Shortshrifting a story

Have you ever read a story or watched a show and had a character do something so obnoxious that you called him or her names? I was watching a movie and the father did something fairly shitty to his daughter and then when she responds with an act he doesn’t like (but a mature and reasonable act), he gets pissy. No, he was a dick.

This has bothered me since I watched it. I know it was deliberate on the part of the writer/director and had the desired effect of putting the watcher on the daughter’s side and making the father the bad guy. There’s a hint that he may be having a hard time in secret with his finances, which he refuses to discuss with her. But as the movie goes on, you realize that he’s been dismissive of his daughter for a long time.

What bothers me is that this story arc is a lot like the fridged woman. It’s just an easy way to set up the daughter’s angst without offering any depth or any playing out of the relationship. So when it’s mended, there’s no real satisfaction in it. Again, it’s just there to trigger certain information about the character, but it’s like saccharine–unfulfilling and a little bit bitter and leaves a bad aftertaste.

I won’t even get into the stupidity of the rest of the plot. Actually, it’s not the whole plot. It’s just a shortcut again and in the context of the show, it doesn’t make any sense and it’s unfulfilling.

I wanted this movie to be entertaining, and it was to an extent. But it was light and fluffy and lacked any sort of substance. what was aggravating was that it didn’t have to be that way. It had potential for a good story and it just didn’t seem to bother. I felt really sad and also cheated of a good story.

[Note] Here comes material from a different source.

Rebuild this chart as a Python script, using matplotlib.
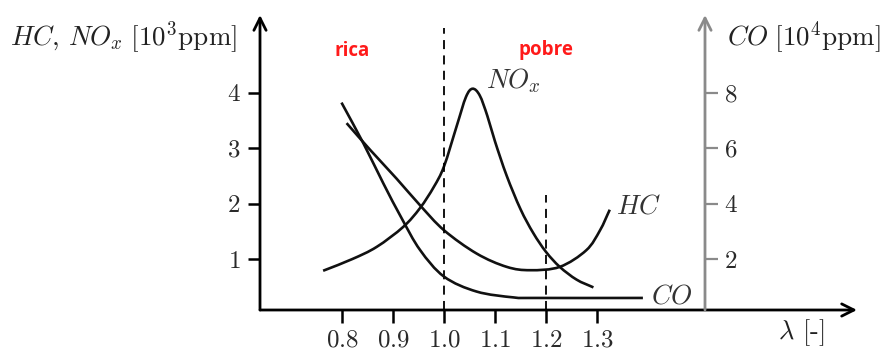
import matplotlib
matplotlib.use("Agg")
import numpy as np
import matplotlib.pyplot as plt
from matplotlib.path import Path
from matplotlib.patches import PathPatch

plt.rcParams['mathtext.fontset'] = 'cm'
plt.rcParams['font.family'] = ['cmr10', 'DejaVu Serif']
plt.rcParams['axes.unicode_minus'] = False

# Emissions vs. air ratio lambda
nox_lambda = [0.763, 0.820, 0.868, 0.920, 0.953, 0.980, 1.000, 1.025, 1.043, 1.056,
              1.070, 1.085, 1.100, 1.123, 1.150, 1.175, 1.200, 1.227, 1.260, 1.293]
nox_vals = [0.79, 1.00, 1.22, 1.58, 1.92, 2.30, 2.67, 3.40, 3.92, 4.07,
            3.95, 3.58, 3.12, 2.50, 1.90, 1.47, 1.13, 0.86, 0.63, 0.49]

hc_lambda = [0.809, 0.855, 0.907, 0.953, 1.000, 1.064, 1.123, 1.169,
             1.227, 1.279, 1.306, 1.325]
hc_vals = [3.45, 2.97, 2.45, 1.97, 1.52, 1.10, 0.86, 0.80,
           0.86, 1.16, 1.52, 1.89]

co_lambda = [0.799, 0.842, 0.881, 0.917, 0.953, 1.000, 1.064, 1.136, 1.180, 1.390]
co_vals = [7.64, 6.17, 4.73, 3.47, 2.33, 1.37, 0.83, 0.62, 0.60, 0.60]

x_ticks = [0.8, 0.9, 1.0, 1.1, 1.2, 1.3]
left_ticks = [1, 2, 3, 4]
right_ticks = [2, 4, 6, 8]

lam_stoich = 1.0
lam_lean = 1.2

W, H = 882, 350
fig = plt.figure(figsize=(W / 100, H / 100), dpi=100)

# pixel-based geometry of the axes frame
x_left, x_right, x_co, y_bot, y_top = 260, 857, 705, 310, 15
px_per_01, px_08 = 51.0, 342.0
py_per_unit, py_zero = 55.5, 314.6


def lam_at(px):
    return 0.8 + (px - px_08) / (px_per_01 * 10)


def val_at(py):
    return (py_zero - py) / py_per_unit


def smooth_curve(ax, xs, ys, **kw):
    """Draw a Catmull-Rom curve through the points as cubic Bezier segments."""
    p = np.column_stack([xs, ys]).astype(float)
    ext = np.vstack([2 * p[0] - p[1], p, 2 * p[-1] - p[-2]])
    verts = [tuple(p[0])]
    codes = [Path.MOVETO]
    for i in range(1, len(ext) - 2):
        p0, p1, p2, p3 = ext[i - 1], ext[i], ext[i + 1], ext[i + 2]
        c1 = p1 + (p2 - p0) / 6.0
        c2 = p2 - (p3 - p1) / 6.0
        verts += [tuple(c1), tuple(c2), tuple(p2)]
        codes += [Path.CURVE4] * 3
    patch = PathPatch(Path(verts, codes), fill=False, transform=ax.transData,
                      capstyle='butt', joinstyle='round', **kw)
    ax.add_patch(patch)


xlim = (lam_at(x_left), lam_at(x_right))
ylim = (val_at(y_bot), val_at(y_top))

ax = fig.add_axes([x_left / W, 1 - y_bot / H, (x_right - x_left) / W, (y_bot - y_top) / H])
ax.set_xlim(*xlim)
ax.set_ylim(*ylim)
ax.patch.set_alpha(0)
for s in ax.spines.values():
    s.set_visible(False)

# CO axis: its right edge sits on the grey axis line
ax2 = fig.add_axes([x_left / W, 1 - y_bot / H, (x_co - x_left) / W, (y_bot - y_top) / H])
ax2.set_xlim(xlim[0], lam_at(x_co))
ax2.set_ylim(2 * ylim[0], 2 * ylim[1])
ax2.patch.set_alpha(0)
for s in ax2.spines.values():
    s.set_visible(False)
ax2.set_xticks([])
ax2.yaxis.tick_right()
ax2.set_yticks(right_ticks)
ax2.set_yticklabels([f"${t}$" for t in right_ticks], fontsize=18)
ax2.tick_params(axis='y', direction='out', length=9, width=1.6, color='#8a8a8a',
                labelcolor='#2a2a2a', pad=5)

ax.set_xticks(x_ticks)
ax.set_xticklabels([f"${t:.1f}$" for t in x_ticks], fontsize=18)
ax.set_yticks(left_ticks)
ax.set_yticklabels([f"${t}$" for t in left_ticks], fontsize=18)
ax.tick_params(axis='both', direction='out', length=9, width=1.8, color='black',
               labelcolor='#2a2a2a', pad=5)

# axis arrows
arrow_kw = dict(arrowstyle='->', lw=2.0, color='black', mutation_scale=22,
                shrinkA=0, shrinkB=0)
ax.annotate('', xy=(0, 1), xytext=(0, 0), xycoords='axes fraction',
            textcoords='axes fraction', arrowprops=arrow_kw)
ax.annotate('', xy=(1, 0), xytext=(0, 0), xycoords='axes fraction',
            textcoords='axes fraction', arrowprops=arrow_kw)
gray_kw = dict(arrow_kw, color='#8a8a8a')
ax2.annotate('', xy=(1, 1), xytext=(1, 0), xycoords='axes fraction',
             textcoords='axes fraction', arrowprops=gray_kw)

# curves
line_kw = dict(edgecolor='#111111', lw=1.9)
smooth_curve(ax, nox_lambda, nox_vals, **line_kw)
smooth_curve(ax, hc_lambda, hc_vals, **line_kw)
smooth_curve(ax2, co_lambda, co_vals, **line_kw)

# dashed reference lines
ax.plot([lam_stoich, lam_stoich], [ylim[0], val_at(28)], color='black', lw=1.3,
        dashes=(5, 3.5))
ax.plot([lam_lean, lam_lean], [ylim[0], val_at(195)], color='black', lw=1.3,
        dashes=(5, 3.5))

# curve labels
lab_kw = dict(fontsize=19.5, color='#333333', va='center', ha='left')
ax.text(lam_at(486), val_at(81), r"$NO_x$", **lab_kw)
ax.text(lam_at(616), val_at(207), r"$HC$", **lab_kw)
ax.text(lam_at(651), val_at(297), r"$CO$", **lab_kw)

# axis titles
fig.text(10 / W, 1 - 38 / H, r"$HC,\,NO_x\ [10^3\mathrm{ppm}]$", fontsize=19.5,
         color='#222222', va='center', ha='left')
fig.text(727 / W, 1 - 38 / H, r"$CO\ [10^4\mathrm{ppm}]$", fontsize=19.5,
         color='#222222', va='center', ha='left')
fig.text(778 / W, 1 - 333 / H, r"$\lambda$ [-]", fontsize=19,
         color='#222222', va='center', ha='left')

# mixture regions
fig.text(352 / W, 1 - 51 / H, "rica", fontsize=13.5, fontweight='bold', color='#ff1a1a',
         family='Open Sans', va='center', ha='center')
fig.text(546 / W, 1 - 50 / H, "pobre", fontsize=13.5, fontweight='bold', color='#ff1a1a',
         family='Open Sans', va='center', ha='center')

fig.savefig("out.png", dpi=100)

Now, on to a different topic–Costco just got in my very favorite candy. I had some last year at Christmas and then it went away. They are Sander’s Dark Chocolate Sea Salt Caramels. And they are amazing. Especially since last year they were covered in milk chocolate instead of dark chocolate. It’s hard to eat more than one at a time, which is really good. Anyhow, if you run across them, you need to try them.




About Diana Pharaoh Francis

A recovering academic, Diana Pharaoh Francis writes books of a fantastical, adventurous, and often romantic nature. She's owned by two corgis, spends much of her time herding children, and likes rocks, geocaching, knotting up yarn, and has a thing for 1800s England, especially the Victorians. Check out samples of just about everything on her website:


Shortshrifting a story — 6 Comments

  1. This weekend I was at Capclave, a delightful small SF convention in MD , and I moderated a panel on this very subject! It was on characters you hate but actually become worthwhile in the story. Among the candidates on offer were Dobby from HARRY POTTER, most of the adults in ROMEO & JULIET, and substantial swathes of the cast of Game of Thrones. I suggested Merry and Pippin, from LOTR. At the beginning they are almost completely worthless, but by the end they are totally heroic.

    • Right. Because the author deigns to treat them as real. And Charles Dickens had a knack for making even the most minor characters feel real and round and purposeful in the story.

      Though I always liked Dobby. But I”m weird.

      And I’ve never been a fan at all of Romeo and Juliet. Most every other Shakespeare play I love, but that one I’d rather poke my eye out than sit through.

  2. Yes, I get so frustrated with stories that have potential, but have characters who feel generically painted by the numbers. So many authors are rushing to bring out multiple books a year (many under pressure from their publishers), and it often shows in lack of depth. AND thanks for the tip about the dark chocolate caramels!